Do this: Reproduce the listing below word for word, with no pictures.

Raw data:

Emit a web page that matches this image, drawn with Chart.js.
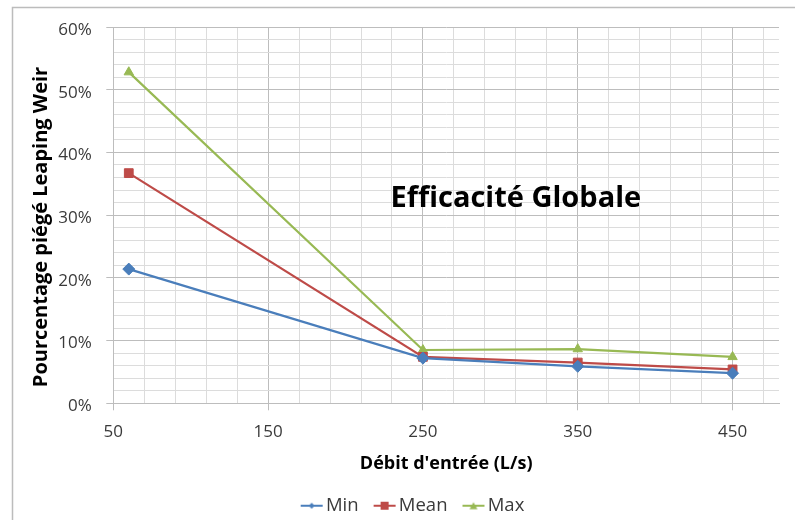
<!DOCTYPE html>
<html>
<head>
<meta charset="utf-8">
<script src="https://cdn.jsdelivr.net/npm/chart.js@4.4.1/dist/chart.umd.min.js"></script>
<style>
  html, body { margin: 0; padding: 0; background: #ffffff; }
  #wrap { position: relative; width: 795px; height: 520px; overflow: hidden; }
</style>
</head>
<body>
<div id="wrap"><canvas id="c" width="795" height="520"></canvas></div>
<script>
// ---- data ----
const seriesNames = ['Min', 'Mean', 'Max'];
const xValues = [60, 250, 350, 450];
const minValues = [0.214, 0.072, 0.059, 0.048];
const meanValues = [0.367, 0.074, 0.065, 0.054];
const maxValues = [0.528, 0.085, 0.0865, 0.074];
const xTicks = [50, 70, 90, 110, 130, 150, 170, 190, 210, 230, 250, 270, 290, 310, 330, 350, 370, 390, 410, 430, 450, 470];
const xLabeled = [50, 150, 250, 350, 450];
const yTicks = [0, 0.02, 0.04, 0.06, 0.08, 0.1, 0.12, 0.14, 0.16, 0.18, 0.2, 0.22, 0.24, 0.26, 0.28, 0.3,
                0.32, 0.34, 0.36, 0.38, 0.4, 0.42, 0.44, 0.46, 0.48, 0.5, 0.52, 0.54, 0.56, 0.58, 0.6];
const yLabeled = [0, 0.1, 0.2, 0.3, 0.4, 0.5, 0.6];
const xTitle = "Débit d'entrée (L/s)";
const yTitle = 'Pourcentage piégé Leaping Weir';
const chartLabel = 'Efficacité Globale';

// ---- styles ----
const colors = ['#4A7EBB', '#BE4B48', '#98B954'];
const pointStyles = ['rectRot', 'rect', 'triangle'];
const pointRadii = [6, 6.2, 5.4];
const FONT = "'Open Sans', 'Liberation Sans', sans-serif";
const MAJOR = '#bdbdbd';
const MINOR = '#dcdcdc';
const TEXT = '#3a3a3a';

const isY = (v, list) => list.some(t => Math.abs(t - v) < 1e-6);

function makeIcon(i) {
  const c = document.createElement('canvas');
  c.width = 24; c.height = 12;
  const g = c.getContext('2d');
  g.strokeStyle = colors[i]; g.fillStyle = colors[i];
  g.lineWidth = 2;
  g.beginPath(); g.moveTo(1, 6); g.lineTo(23, 6); g.stroke();
  g.beginPath();
  if (i === 0) { g.moveTo(12, 3); g.lineTo(15, 6); g.lineTo(12, 9); g.lineTo(9, 6); g.closePath(); }
  else if (i === 1) { g.rect(8, 2, 8, 8); }
  else { g.moveTo(12, 2.5); g.lineTo(16, 9.5); g.lineTo(8, 9.5); g.closePath(); }
  g.fill();
  return c;
}
const icons = [0, 1, 2].map(makeIcon);

const allSeries = [minValues, meanValues, maxValues];
const datasets = allSeries.map((vals, i) => ({
  label: seriesNames[i],
  data: xValues.map((x, j) => ({ x: x, y: vals[j] })),
  borderColor: colors[i],
  backgroundColor: colors[i],
  borderWidth: 2.2,
  pointStyle: pointStyles[i],
  pointRadius: pointRadii[i],
  pointBorderWidth: 1,
  pointBackgroundColor: colors[i],
  pointBorderColor: colors[i],
  tension: 0,
  fill: false
}));

const framePlugin = {
  id: 'frame',
  beforeDraw(chart) {
    const ctx = chart.ctx;
    ctx.save();
    ctx.fillStyle = '#ffffff';
    ctx.fillRect(0, 0, chart.width, chart.height);
    ctx.strokeStyle = '#bcbcbc';
    ctx.lineWidth = 1.5;
    ctx.strokeRect(12.5, 7.5, 800, 560);
    ctx.restore();
  },
  afterDraw(chart) {
    const ctx = chart.ctx;
    ctx.save();
    // y axis title
    ctx.translate(41.5, 227);
    ctx.rotate(-Math.PI / 2);
    ctx.font = 'bold 20px ' + FONT;
    ctx.fillStyle = '#000000';
    ctx.textAlign = 'center';
    ctx.textBaseline = 'middle';
    ctx.fillText(yTitle, 0, 0);
    ctx.restore();
    // in-plot label
    ctx.save();
    ctx.font = 'bold 29px ' + FONT;
    ctx.fillStyle = '#000000';
    ctx.textAlign = 'left';
    ctx.textBaseline = 'alphabetic';
    ctx.fillText(chartLabel, 390.5, 206.5);
    ctx.restore();
  }
};

new Chart(document.getElementById('c'), {
  type: 'line',
  data: { datasets: datasets },
  plugins: [framePlugin],
  options: {
    responsive: false,
    animation: false,
    layout: { padding: { left: 52, right: 16, top: 27, bottom: -5 } },
    plugins: {
      title: { display: false },
      tooltip: { enabled: false },
      legend: {
        display: true,
        position: 'bottom',
        labels: {
          usePointStyle: true,
          pointStyleWidth: 10,
          padding: 21,
          color: TEXT,
          font: { family: FONT, size: 18.5 },
          generateLabels(chart) {
            return chart.data.datasets.map((ds, i) => ({
              text: ds.label,
              pointStyle: icons[i],
              fillStyle: colors[i],
              strokeStyle: colors[i],
              lineWidth: 0,
              hidden: false,
              datasetIndex: i,
              fontColor: TEXT
            }));
          }
        }
      }
    },
    scales: {
      x: {
        type: 'linear',
        min: 50,
        max: 480,
        afterBuildTicks(scale) { scale.ticks = xTicks.map(v => ({ value: v })); },
        afterFit(scale) { scale.height = 72.2; },
        ticks: {
          autoSkip: false,
          maxRotation: 0,
          padding: 11.2,
          color: TEXT,
          font: { family: FONT, size: 17 },
          callback: v => (xLabeled.includes(v) ? String(v) : '')
        },
        grid: {
          color: c => (c.tick && xLabeled.includes(c.tick.value) ? MAJOR : MINOR),
          tickColor: c => (c.tick && xLabeled.includes(c.tick.value) ? MAJOR : 'rgba(0,0,0,0)'),
          tickLength: 7,
          lineWidth: 1
        },
        border: { color: MAJOR, width: 1 },
        title: {
          display: true,
          text: xTitle,
          color: '#000000',
          font: { family: FONT, size: 18, weight: 'bold' },
          padding: { top: 0, bottom: 1 }
        }
      },
      y: {
        type: 'linear',
        min: 0,
        max: 0.6,
        afterBuildTicks(scale) { scale.ticks = yTicks.map(v => ({ value: v })); },
        afterFit(scale) { scale.width = 61.3; },
        ticks: {
          autoSkip: false,
          padding: 14.6,
          labelOffset: 3,
          color: TEXT,
          font: { family: FONT, size: 17 },
          callback: v => (isY(v, yLabeled) ? Math.round(v * 100) + '%' : '')
        },
        grid: {
          color: c => (c.tick && isY(c.tick.value, yLabeled) ? MAJOR : MINOR),
          tickColor: c => (c.tick && isY(c.tick.value, yLabeled) ? MAJOR : 'rgba(0,0,0,0)'),
          tickLength: 7,
          lineWidth: 1
        },
        border: { color: MAJOR, width: 1 }
      }
    }
  }
});
</script>
</body>
</html>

Output of the exercise:
Emit a web page that matches this image, drawn with Chart.js.
<!DOCTYPE html>
<html>
<head>
<meta charset="utf-8">
<script src="https://cdn.jsdelivr.net/npm/chart.js@4.4.1/dist/chart.umd.min.js"></script>
<style>
  html, body { margin: 0; padding: 0; background: #ffffff; }
  #wrap { position: relative; width: 795px; height: 520px; overflow: hidden; }
</style>
</head>
<body>
<div id="wrap"><canvas id="c" width="795" height="520"></canvas></div>
<script>
// ---- data ----
const seriesNames = ['Min', 'Mean', 'Max'];
const xValues = [60, 250, 350, 450];
const minValues = [0.214, 0.072, 0.059, 0.048];
const meanValues = [0.367, 0.074, 0.065, 0.054];
const maxValues = [0.528, 0.085, 0.0865, 0.074];
const xTicks = [50, 70, 90, 110, 130, 150, 170, 190, 210, 230, 250, 270, 290, 310, 330, 350, 370, 390, 410, 430, 450, 470];
const xLabeled = [50, 150, 250, 350, 450];
const yTicks = [0, 0.02, 0.04, 0.06, 0.08, 0.1, 0.12, 0.14, 0.16, 0.18, 0.2, 0.22, 0.24, 0.26, 0.28, 0.3,
                0.32, 0.34, 0.36, 0.38, 0.4, 0.42, 0.44, 0.46, 0.48, 0.5, 0.52, 0.54, 0.56, 0.58, 0.6];
const yLabeled = [0, 0.1, 0.2, 0.3, 0.4, 0.5, 0.6];
const xTitle = "Débit d'entrée (L/s)";
const yTitle = 'Pourcentage piégé Leaping Weir';
const chartLabel = 'Efficacité Globale';

// ---- styles ----
const colors = ['#4A7EBB', '#BE4B48', '#98B954'];
const pointStyles = ['rectRot', 'rect', 'triangle'];
const pointRadii = [6, 6.2, 5.4];
const FONT = "'Open Sans', 'Liberation Sans', sans-serif";
const MAJOR = '#bdbdbd';
const MINOR = '#dcdcdc';
const TEXT = '#3a3a3a';

const isY = (v, list) => list.some(t => Math.abs(t - v) < 1e-6);

function makeIcon(i) {
  const c = document.createElement('canvas');
  c.width = 24; c.height = 12;
  const g = c.getContext('2d');
  g.strokeStyle = colors[i]; g.fillStyle = colors[i];
  g.lineWidth = 2;
  g.beginPath(); g.moveTo(1, 6); g.lineTo(23, 6); g.stroke();
  g.beginPath();
  if (i === 0) { g.moveTo(12, 3); g.lineTo(15, 6); g.lineTo(12, 9); g.lineTo(9, 6); g.closePath(); }
  else if (i === 1) { g.rect(8, 2, 8, 8); }
  else { g.moveTo(12, 2.5); g.lineTo(16, 9.5); g.lineTo(8, 9.5); g.closePath(); }
  g.fill();
  return c;
}
const icons = [0, 1, 2].map(makeIcon);

const allSeries = [minValues, meanValues, maxValues];
const datasets = allSeries.map((vals, i) => ({
  label: seriesNames[i],
  data: xValues.map((x, j) => ({ x: x, y: vals[j] })),
  borderColor: colors[i],
  backgroundColor: colors[i],
  borderWidth: 2.2,
  pointStyle: pointStyles[i],
  pointRadius: pointRadii[i],
  pointBorderWidth: 1,
  pointBackgroundColor: colors[i],
  pointBorderColor: colors[i],
  tension: 0,
  fill: false
}));

const framePlugin = {
  id: 'frame',
  beforeDraw(chart) {
    const ctx = chart.ctx;
    ctx.save();
    ctx.fillStyle = '#ffffff';
    ctx.fillRect(0, 0, chart.width, chart.height);
    ctx.strokeStyle = '#bcbcbc';
    ctx.lineWidth = 1.5;
    ctx.strokeRect(12.5, 7.5, 800, 560);
    ctx.restore();
  },
  afterDraw(chart) {
    const ctx = chart.ctx;
    ctx.save();
    // y axis title
    ctx.translate(41.5, 227);
    ctx.rotate(-Math.PI / 2);
    ctx.font = 'bold 20px ' + FONT;
    ctx.fillStyle = '#000000';
    ctx.textAlign = 'center';
    ctx.textBaseline = 'middle';
    ctx.fillText(yTitle, 0, 0);
    ctx.restore();
    // in-plot label
    ctx.save();
    ctx.font = 'bold 29px ' + FONT;
    ctx.fillStyle = '#000000';
    ctx.textAlign = 'left';
    ctx.textBaseline = 'alphabetic';
    ctx.fillText(chartLabel, 390.5, 206.5);
    ctx.restore();
  }
};

new Chart(document.getElementById('c'), {
  type: 'line',
  data: { datasets: datasets },
  plugins: [framePlugin],
  options: {
    responsive: false,
    animation: false,
    layout: { padding: { left: 52, right: 16, top: 27, bottom: -5 } },
    plugins: {
      title: { display: false },
      tooltip: { enabled: false },
      legend: {
        display: true,
        position: 'bottom',
        labels: {
          usePointStyle: true,
          pointStyleWidth: 10,
          padding: 21,
          color: TEXT,
          font: { family: FONT, size: 18.5 },
          generateLabels(chart) {
            return chart.data.datasets.map((ds, i) => ({
              text: ds.label,
              pointStyle: icons[i],
              fillStyle: colors[i],
              strokeStyle: colors[i],
              lineWidth: 0,
              hidden: false,
              datasetIndex: i,
              fontColor: TEXT
            }));
          }
        }
      }
    },
    scales: {
      x: {
        type: 'linear',
        min: 50,
        max: 480,
        afterBuildTicks(scale) { scale.ticks = xTicks.map(v => ({ value: v })); },
        afterFit(scale) { scale.height = 72.2; },
        ticks: {
          autoSkip: false,
          maxRotation: 0,
          padding: 11.2,
          color: TEXT,
          font: { family: FONT, size: 17 },
          callback: v => (xLabeled.includes(v) ? String(v) : '')
        },
        grid: {
          color: c => (c.tick && xLabeled.includes(c.tick.value) ? MAJOR : MINOR),
          tickColor: c => (c.tick && xLabeled.includes(c.tick.value) ? MAJOR : 'rgba(0,0,0,0)'),
          tickLength: 7,
          lineWidth: 1
        },
        border: { color: MAJOR, width: 1 },
        title: {
          display: true,
          text: xTitle,
          color: '#000000',
          font: { family: FONT, size: 18, weight: 'bold' },
          padding: { top: 0, bottom: 1 }
        }
      },
      y: {
        type: 'linear',
        min: 0,
        max: 0.6,
        afterBuildTicks(scale) { scale.ticks = yTicks.map(v => ({ value: v })); },
        afterFit(scale) { scale.width = 61.3; },
        ticks: {
          autoSkip: false,
          padding: 14.6,
          labelOffset: 3,
          color: TEXT,
          font: { family: FONT, size: 17 },
          callback: v => (isY(v, yLabeled) ? Math.round(v * 100) + '%' : '')
        },
        grid: {
          color: c => (c.tick && isY(c.tick.value, yLabeled) ? MAJOR : MINOR),
          tickColor: c => (c.tick && isY(c.tick.value, yLabeled) ? MAJOR : 'rgba(0,0,0,0)'),
          tickLength: 7,
          lineWidth: 1
        },
        border: { color: MAJOR, width: 1 }
      }
    }
  }
});
</script>
</body>
</html>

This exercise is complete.